En el séptimo inning Alfredo Despaigne conecta un jonrón con el swing hacia el dugout, los botones de la camisa a punto de reventárseles, y el narrador nos comenta: “Déjenme contarles, este jonrón es bueno”. Ok, gracias. No lo sabíamos. Pensábamos que nos perjudicaba, pero si tú lo dices, ya respiramos más aliviados.

Despaigne ha asesinado con su estilo cualquier posible defensa de la estética. Se para en home con la barriga de un bodeguero y los ademanes descuidados de un millonario a la vuelta de todo –que es, bueno, lo que en definitiva es– y despacha palos casi con fastidio. Como quien dice: “Uf, y ahora tener que dar un jonrón, con el aburrimiento que me provoca.”

En el Tokyo Dome, Despaigne está jugando en su casa, en su liga, con atletas de su nivel, y este partido contra Japón en el debut del Clásico Mundial es como el campo de golf lujoso en el que los ricachones de cuello blanco suelen reunirse los domingos. Despaigne, en un gesto de caridad, parece haber invitado por unas horas a los muchachos descalzos de su viejo barrio, los colegas de la pobreza que viven con el talonario de la Serie Nacional y que van a conocer la ostentación por unas horas pero que no serán capaces de disfrutarla en absoluto porque todos llevan guardado en el gavetero de sus cabezas el Samsung cincuenta pulgadas y el Split que hay que comprar y las cajas de tabaco que hay que vender en cuanto el out veintisiete caiga.

Cuba, tal como los especialistas se encargaron de vaticinar, ha perdido finalmente con este equipo de ojos rasgados que tiene el mal gusto de tocar la bola para avanzar corredores con un out, haciéndonos sentir por un segundo, a las personas que sí sabemos de esto, que lo que estamos mirando no es exactamente béisbol.

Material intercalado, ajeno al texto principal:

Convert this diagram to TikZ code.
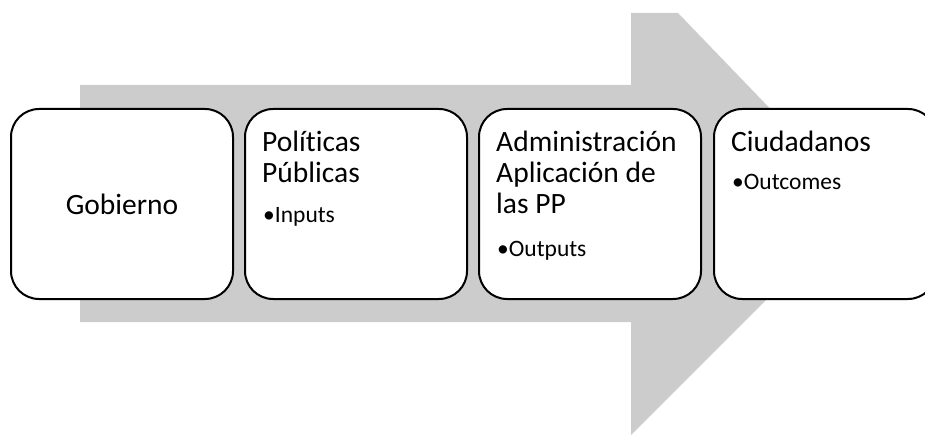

Lo que nadie va a decir, respecto al juego, es que en realidad el vaticinio no se iba a cumplir pero que la dirección técnica hizo todo lo posible para que se cumpliera. Como si, pronosticada la derrota, no se debiera ya ganar bajo ningún concepto.

Fue una pelea del tipo cuatro y veinte de la tarde en la que nosotros representamos al alumno mocoso y enclenque por el que nadie apuesta un céntimo. Cada vez que pudimos anotar una carrera, sacar un out o conectar un hit, los narradores parecieron decir: “Eh, mira, lo arañó.” Y luego: “Eh, qué bien tú, lo arañamos, lo arañamos”.

En realidad Cuba está envuelta en una zona de competencia que parece la reunión del G-20, con Japón, Australia, Israel, Corea, Holanda y China (y aunque este redactor no tenga ni la menor idea de quiénes conforman el G-20, eso es justo lo que dicho listado sugiere), pero recordemos por un segundo –jodidos motherfuckers conformistas–  que ESTO ES BÉISBOL Y QUE NOSOTROS SOMOS CUBA. Un país que no tiene nada, pero que de eso todavía le queda un poco. No importa que nos represente la novena de la Escuela del Partido Ñico López. Siempre podemos plantar cara.

No teníamos que exponer a Lázaro Blanco, si así se prefería, pero uno de los dos camaradas Vladimir bien que pudo treparse al box. Con esas seis carreras le ganábamos incluso a Batista. Solo que el abuelito tierno de Carlos Martí nos hizo saltar al terreno vestidos de Oshín.

Ahora ante Australia, siguiendo con la lógica, que nos disfracen de Mofli y asunto zanjado. Así viramos en primera ronda para que a esas veintiocho pobres almas peloteras no les dé tiempo vender lo que fueron a vender a Japón y tengan que guardarse las cajas de tabaco –que esa ha sido hoy toda nuestra sublime estrategia– donde mismo se guardó el gato hidráulico el tipo del cuento . En el equipaje de Carlos Martí.